Coronal and Interplanetary Type II Radio Emissions

Authors: H.V. Cane; W.C. Erickson
Affiliation: NASA Goddard Space Flight Center; BIRS

It is well established that type II radio bursts are caused by shocks that are associated with flares and coronal mass ejections (CMEs). However the detailed relationship between "metric" type II bursts observed at frequencies above about 10 MHz from the ground and the shocks expected to exist ahead of fast (speeds ~>800 km/s) CMEs is a topic of continued debate. We have examined radio data from the Waves experiment on the Wind spacecraft in conjunction with ground--based data in order to investigate this relationship. We find many examples in the Waves 1-14 MHz data in which there are two shock-like phenomena that occur simultaneously at different frequencies with differing morphology. Radio emissions from strong interplanetary (IP) shocks (which are the bow shocks of fast, large CMEs) often consist of single broad bands starting below ~4 MHz; such emissions were previously called IP type II events. In contrast, metric type II bursts are usually narrow banded and comprise two harmonically related bands.
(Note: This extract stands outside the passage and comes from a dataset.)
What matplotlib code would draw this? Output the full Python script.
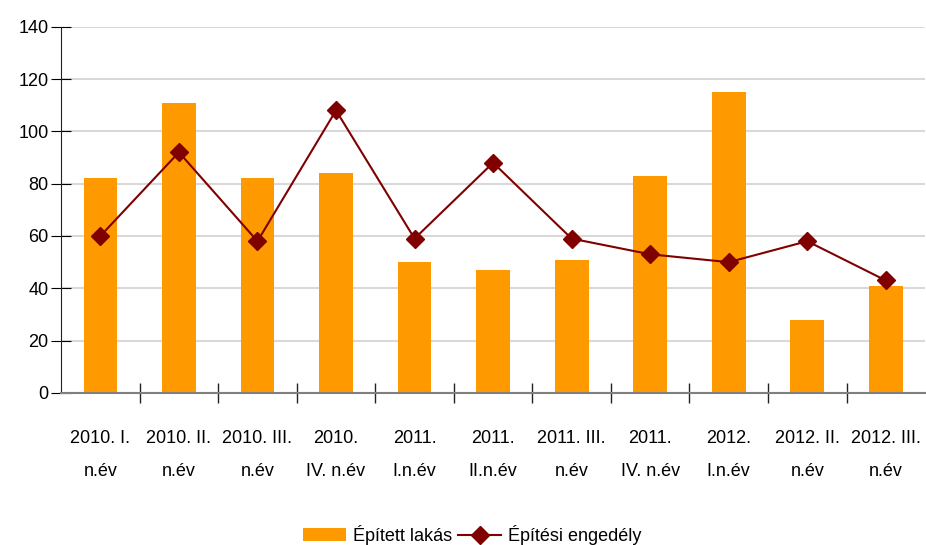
import numpy as np
import matplotlib.pyplot as plt
from matplotlib import font_manager

names = {f.name for f in font_manager.fontManager.ttflist}
if "Liberation Sans Narrow" in names:
    plt.rcParams['font.family'] = ['Liberation Sans Narrow', 'DejaVu Sans']
else:
    plt.rcParams['font.family'] = ['Liberation Sans', 'DejaVu Sans']

labels = ["2010. I.\nn.év", "2010. II.\nn.év", "2010. III.\nn.év", "2010.\nIV. n.év",
          "2011.\nI.n.év", "2011.\nII.n.év", "2011. III.\nn.év", "2011.\nIV. n.év",
          "2012.\nI.n.év", "2012. II.\nn.év", "2012. III.\nn.év"]
epitett = [82, 111, 82, 84, 50, 47, 51, 83, 115, 28, 41]
engedely = [60, 92, 58, 108, 59, 88, 59, 53, 50, 58, 43]

fig = plt.figure(figsize=(9.26, 5.45), dpi=100)
ax = fig.add_axes([0.066, 0.279, 0.933, 0.672])

x = np.arange(len(labels))
bars = ax.bar(x, epitett, width=0.43, color='#FF9900', label='Épített lakás', zorder=2)
line, = ax.plot(x, engedely, color='#800000', lw=1.5, marker='D', ms=9,
                label='Építési engedély', zorder=3)

ax.set_ylim(0, 140)
ax.set_yticks(range(0, 141, 20))
ax.set_xlim(-0.5, len(labels) - 0.5)
ax.set_xticks(x)
ax.set_xticklabels(labels, fontsize=13, linespacing=2.2)
ax.set_xticks(np.arange(0.5, len(labels) - 1, 1), minor=True)
ax.tick_params(axis='x', which='major', length=0, pad=27)
ax.tick_params(axis='x', which='minor', direction='inout', length=14, width=1, color='#222222')
ax.tick_params(axis='y', direction='inout', length=14, labelsize=13, pad=2)

ax.grid(axis='y', color='#d9d9d9', lw=1.5, zorder=0)
for s in ['top', 'right']:
    ax.spines[s].set_visible(False)
ax.spines['left'].set_color('#222222')
ax.spines['bottom'].set_color('#808080')
ax.spines['bottom'].set_linewidth(1.5)

fig.legend(handles=[bars, line], loc='lower center', bbox_to_anchor=(0.51, -0.03), ncol=2,
           frameon=False, fontsize=13, handlelength=2.4, handletextpad=0.4, columnspacing=0.3)

fig.savefig('out.png', dpi=100)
The probable existence of two separate shocks has ramifications for several aspects of Sun-Earth connections. One is that using the drift rates of type II bursts observed in the 10-100 MHz range to predict arrival times of IP shocks at 1 AU is highly questionable. Another is that shock acceleration upstream of CMEs, and relatively high in the corona, may not be the most important process in the early stages of energetic particle events.